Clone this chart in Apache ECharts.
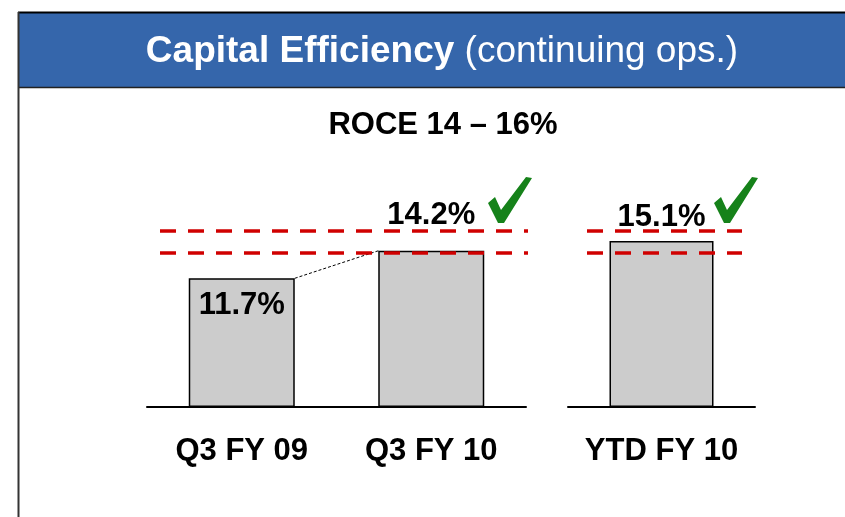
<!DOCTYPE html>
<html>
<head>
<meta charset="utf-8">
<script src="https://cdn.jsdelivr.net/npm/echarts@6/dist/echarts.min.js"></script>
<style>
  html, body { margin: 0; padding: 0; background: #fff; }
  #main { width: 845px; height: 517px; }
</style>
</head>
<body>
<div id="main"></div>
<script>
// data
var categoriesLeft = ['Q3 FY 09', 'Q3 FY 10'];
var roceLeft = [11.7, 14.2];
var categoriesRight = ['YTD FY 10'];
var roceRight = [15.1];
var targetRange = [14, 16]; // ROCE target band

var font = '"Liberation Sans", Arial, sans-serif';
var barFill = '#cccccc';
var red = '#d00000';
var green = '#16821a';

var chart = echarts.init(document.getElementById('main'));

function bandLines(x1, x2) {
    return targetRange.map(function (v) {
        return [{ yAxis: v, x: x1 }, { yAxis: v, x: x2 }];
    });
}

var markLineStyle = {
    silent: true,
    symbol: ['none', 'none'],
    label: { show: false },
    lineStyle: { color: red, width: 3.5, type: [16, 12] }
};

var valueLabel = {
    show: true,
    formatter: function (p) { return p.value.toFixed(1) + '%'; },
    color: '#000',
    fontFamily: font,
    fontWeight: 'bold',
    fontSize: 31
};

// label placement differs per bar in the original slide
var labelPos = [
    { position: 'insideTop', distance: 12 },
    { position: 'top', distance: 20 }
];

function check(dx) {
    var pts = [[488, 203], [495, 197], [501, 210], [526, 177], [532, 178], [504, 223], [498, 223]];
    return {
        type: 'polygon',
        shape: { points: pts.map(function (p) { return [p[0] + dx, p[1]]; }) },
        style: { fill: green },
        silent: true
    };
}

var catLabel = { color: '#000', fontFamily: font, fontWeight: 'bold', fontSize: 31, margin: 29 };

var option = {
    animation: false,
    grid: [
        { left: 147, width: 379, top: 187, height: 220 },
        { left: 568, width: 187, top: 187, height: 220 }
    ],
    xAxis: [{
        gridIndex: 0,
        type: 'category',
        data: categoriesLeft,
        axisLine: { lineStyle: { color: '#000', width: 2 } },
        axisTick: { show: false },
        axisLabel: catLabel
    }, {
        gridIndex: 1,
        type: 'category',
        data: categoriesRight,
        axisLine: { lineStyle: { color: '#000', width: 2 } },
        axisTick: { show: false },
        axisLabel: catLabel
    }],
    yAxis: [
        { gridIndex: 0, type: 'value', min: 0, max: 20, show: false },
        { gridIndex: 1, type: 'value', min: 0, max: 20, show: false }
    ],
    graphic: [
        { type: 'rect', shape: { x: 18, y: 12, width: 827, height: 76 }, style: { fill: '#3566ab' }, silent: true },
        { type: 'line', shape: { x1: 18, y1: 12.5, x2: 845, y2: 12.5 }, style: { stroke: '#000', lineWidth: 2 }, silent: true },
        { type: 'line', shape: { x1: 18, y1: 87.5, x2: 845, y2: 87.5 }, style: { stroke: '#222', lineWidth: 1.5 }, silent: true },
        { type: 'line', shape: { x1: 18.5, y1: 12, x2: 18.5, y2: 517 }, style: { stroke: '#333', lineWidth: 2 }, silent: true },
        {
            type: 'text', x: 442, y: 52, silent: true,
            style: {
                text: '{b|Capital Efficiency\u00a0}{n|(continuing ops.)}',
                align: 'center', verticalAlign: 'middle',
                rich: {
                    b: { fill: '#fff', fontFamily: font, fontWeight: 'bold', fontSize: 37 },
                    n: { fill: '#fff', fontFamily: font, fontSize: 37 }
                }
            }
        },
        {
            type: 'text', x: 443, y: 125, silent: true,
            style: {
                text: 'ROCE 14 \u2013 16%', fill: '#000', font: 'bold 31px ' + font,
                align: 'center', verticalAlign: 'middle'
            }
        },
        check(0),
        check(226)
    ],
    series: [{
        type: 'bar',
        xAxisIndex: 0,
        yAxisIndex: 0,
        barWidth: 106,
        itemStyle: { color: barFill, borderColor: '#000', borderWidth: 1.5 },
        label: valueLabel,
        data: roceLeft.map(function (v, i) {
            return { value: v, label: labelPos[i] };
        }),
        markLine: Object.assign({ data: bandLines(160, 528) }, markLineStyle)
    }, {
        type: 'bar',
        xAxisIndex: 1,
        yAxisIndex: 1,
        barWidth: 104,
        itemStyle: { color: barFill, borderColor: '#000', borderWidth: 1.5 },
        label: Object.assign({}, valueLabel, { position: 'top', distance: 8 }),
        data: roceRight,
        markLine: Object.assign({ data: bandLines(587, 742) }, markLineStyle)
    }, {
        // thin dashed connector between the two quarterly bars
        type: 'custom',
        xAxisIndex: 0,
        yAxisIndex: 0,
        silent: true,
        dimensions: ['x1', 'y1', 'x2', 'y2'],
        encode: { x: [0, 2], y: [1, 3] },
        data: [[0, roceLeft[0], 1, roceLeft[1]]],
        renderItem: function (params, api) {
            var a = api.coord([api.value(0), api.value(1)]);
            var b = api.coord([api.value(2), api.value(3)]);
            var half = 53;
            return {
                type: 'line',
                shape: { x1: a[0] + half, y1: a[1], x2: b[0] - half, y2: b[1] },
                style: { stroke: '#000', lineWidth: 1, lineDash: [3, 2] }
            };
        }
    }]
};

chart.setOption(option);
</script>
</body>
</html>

--

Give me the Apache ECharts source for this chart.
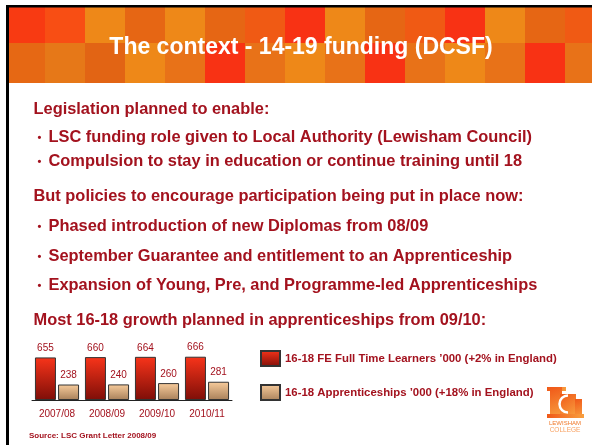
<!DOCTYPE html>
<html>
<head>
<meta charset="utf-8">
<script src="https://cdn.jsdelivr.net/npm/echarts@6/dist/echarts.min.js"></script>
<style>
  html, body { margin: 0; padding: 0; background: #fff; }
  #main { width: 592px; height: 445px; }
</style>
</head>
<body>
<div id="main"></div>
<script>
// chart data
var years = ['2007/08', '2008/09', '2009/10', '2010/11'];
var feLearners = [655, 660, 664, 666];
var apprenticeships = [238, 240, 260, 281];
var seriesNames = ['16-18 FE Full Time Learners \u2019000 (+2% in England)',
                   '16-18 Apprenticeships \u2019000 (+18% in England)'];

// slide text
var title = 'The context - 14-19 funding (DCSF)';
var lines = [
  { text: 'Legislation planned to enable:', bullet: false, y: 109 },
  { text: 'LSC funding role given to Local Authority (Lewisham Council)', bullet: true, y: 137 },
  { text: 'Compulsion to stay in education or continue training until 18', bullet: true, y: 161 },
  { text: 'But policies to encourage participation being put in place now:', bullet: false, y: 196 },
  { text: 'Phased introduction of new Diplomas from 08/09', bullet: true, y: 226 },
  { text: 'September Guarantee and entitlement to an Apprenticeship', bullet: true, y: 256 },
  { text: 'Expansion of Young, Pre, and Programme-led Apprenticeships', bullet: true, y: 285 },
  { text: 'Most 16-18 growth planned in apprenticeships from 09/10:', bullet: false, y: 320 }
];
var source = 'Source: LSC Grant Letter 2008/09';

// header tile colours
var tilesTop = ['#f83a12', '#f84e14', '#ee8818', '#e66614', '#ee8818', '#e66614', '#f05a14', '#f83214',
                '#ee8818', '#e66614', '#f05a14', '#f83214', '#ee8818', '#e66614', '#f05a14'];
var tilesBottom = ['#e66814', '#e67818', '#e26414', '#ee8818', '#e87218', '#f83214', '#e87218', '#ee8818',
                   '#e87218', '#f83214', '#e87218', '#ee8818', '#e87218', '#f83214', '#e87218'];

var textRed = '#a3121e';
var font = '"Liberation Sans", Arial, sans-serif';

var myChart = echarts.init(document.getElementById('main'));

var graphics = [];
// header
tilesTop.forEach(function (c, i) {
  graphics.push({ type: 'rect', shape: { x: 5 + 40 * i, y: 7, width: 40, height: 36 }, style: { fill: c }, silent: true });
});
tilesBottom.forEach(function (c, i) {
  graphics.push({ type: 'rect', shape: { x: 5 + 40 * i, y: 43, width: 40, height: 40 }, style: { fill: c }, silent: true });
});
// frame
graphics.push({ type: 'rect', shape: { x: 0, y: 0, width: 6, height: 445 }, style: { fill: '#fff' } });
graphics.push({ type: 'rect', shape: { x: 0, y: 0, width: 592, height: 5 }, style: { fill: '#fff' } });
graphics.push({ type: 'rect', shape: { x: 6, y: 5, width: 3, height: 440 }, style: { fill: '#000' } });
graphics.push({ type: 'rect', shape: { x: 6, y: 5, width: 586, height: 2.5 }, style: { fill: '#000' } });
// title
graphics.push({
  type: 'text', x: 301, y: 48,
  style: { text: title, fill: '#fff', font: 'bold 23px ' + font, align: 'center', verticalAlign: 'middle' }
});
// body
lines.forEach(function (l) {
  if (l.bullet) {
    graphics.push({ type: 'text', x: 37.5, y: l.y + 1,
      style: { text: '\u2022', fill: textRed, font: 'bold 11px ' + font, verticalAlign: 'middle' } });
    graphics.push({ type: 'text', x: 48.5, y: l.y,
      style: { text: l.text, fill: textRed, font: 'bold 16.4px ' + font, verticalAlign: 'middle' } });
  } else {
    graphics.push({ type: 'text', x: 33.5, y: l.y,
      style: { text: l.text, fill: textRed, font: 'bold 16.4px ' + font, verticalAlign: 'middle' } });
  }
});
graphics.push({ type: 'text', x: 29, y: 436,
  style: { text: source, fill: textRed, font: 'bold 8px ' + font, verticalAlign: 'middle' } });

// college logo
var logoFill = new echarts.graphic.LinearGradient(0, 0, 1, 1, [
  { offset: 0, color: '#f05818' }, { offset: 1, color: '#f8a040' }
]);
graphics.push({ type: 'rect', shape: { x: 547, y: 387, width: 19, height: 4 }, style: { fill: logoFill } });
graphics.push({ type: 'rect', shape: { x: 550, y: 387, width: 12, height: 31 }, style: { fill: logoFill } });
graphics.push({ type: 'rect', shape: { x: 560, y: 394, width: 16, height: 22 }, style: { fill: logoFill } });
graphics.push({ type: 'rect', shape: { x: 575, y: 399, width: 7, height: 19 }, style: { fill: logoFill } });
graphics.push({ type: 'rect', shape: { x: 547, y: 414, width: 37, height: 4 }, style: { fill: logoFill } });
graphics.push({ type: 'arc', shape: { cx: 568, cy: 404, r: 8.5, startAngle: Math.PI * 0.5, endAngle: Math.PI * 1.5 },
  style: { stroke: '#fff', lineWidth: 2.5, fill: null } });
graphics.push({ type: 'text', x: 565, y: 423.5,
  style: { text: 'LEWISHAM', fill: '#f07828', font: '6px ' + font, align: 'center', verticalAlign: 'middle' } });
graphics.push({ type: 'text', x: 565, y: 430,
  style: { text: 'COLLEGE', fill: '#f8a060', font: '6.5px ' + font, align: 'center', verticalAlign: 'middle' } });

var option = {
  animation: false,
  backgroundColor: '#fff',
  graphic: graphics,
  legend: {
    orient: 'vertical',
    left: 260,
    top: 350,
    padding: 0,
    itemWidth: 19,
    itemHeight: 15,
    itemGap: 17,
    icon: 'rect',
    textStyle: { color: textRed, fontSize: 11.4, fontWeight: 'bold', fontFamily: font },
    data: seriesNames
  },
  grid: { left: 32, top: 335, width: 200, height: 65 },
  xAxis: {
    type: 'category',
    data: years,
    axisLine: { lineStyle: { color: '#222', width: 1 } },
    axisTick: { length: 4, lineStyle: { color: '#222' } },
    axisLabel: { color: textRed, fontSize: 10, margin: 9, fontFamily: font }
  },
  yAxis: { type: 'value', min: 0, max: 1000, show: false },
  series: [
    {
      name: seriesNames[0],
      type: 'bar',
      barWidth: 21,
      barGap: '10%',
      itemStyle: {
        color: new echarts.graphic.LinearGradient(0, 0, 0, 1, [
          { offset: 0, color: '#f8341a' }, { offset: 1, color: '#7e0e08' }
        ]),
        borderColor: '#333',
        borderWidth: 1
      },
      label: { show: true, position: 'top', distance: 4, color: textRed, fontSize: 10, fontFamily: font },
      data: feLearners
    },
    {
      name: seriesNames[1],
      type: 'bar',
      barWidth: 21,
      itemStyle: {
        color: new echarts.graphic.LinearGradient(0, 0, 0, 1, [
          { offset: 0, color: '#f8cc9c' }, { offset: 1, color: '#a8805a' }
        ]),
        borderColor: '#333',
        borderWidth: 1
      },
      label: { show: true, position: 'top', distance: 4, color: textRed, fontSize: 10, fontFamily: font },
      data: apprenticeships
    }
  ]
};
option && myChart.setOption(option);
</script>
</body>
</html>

_EXERCISE DESCRIPTION_
From the entries above, copy every line that holds the word "this".

_TASK RESPONSE_
Clone this chart in Apache ECharts.
Give me the Apache ECharts source for this chart.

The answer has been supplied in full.